The SAN is logically positioned behind the Compaq Server Cluster, according to Percy. If a server failure occurs, the backup server continues communicating with the Magnitude SAN without interruption.

Commenting on the bid evaluation process, Percy noted some vendors proposed storage solutions with "astronomical price tags" that knocked them out of contention for the Fish and Wildlife Service project. There also was significant variation in what vendors regarded as a storage area network.

Storage area networks continue to labor under a veil of confusion as standards are lacking, and some vendors have opted to recast virtually any storage array product as a SAN, according to analysts and industry officials .

John McArthur, senior analyst with International Data Corp., Framingham, Mass., said this confusion likely will persist for the next several years until industry consolidation is complete.

"The entire storage market is roughly $30 billion, and there are over 60 suppliers of SAN storage products. Compare that with the server market, where the dollar volume is about double the size and there are half as many suppliers," he said.

There will be more acquisitions and mergers in the SAN space over the next few years. "We are already seeing this happening with EMC Corp.'s acquisition of Data General and its CLARiiON Storage Division, and IBM's acquisition of Mylex Corp. [a manufacturer of disk and array controllers]," McArthur said.

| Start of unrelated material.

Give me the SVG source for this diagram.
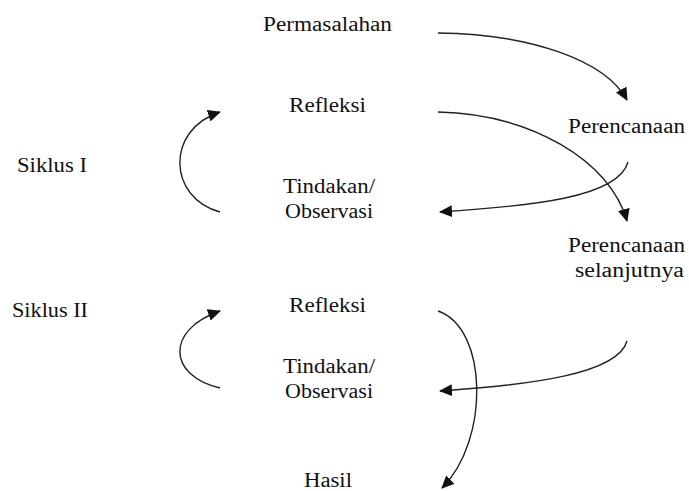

He and other analysts said that, for now, the best approach is the one taken by the Fish and Wildlife Service and the Agriculture Department's National Agricultural Statistics Service: Deploy SAN products incrementally and in response to specific application demands. That way, when and if a vendor establishes a de facto industry standard for the technology, the costs to integrate with the standard will be reduced.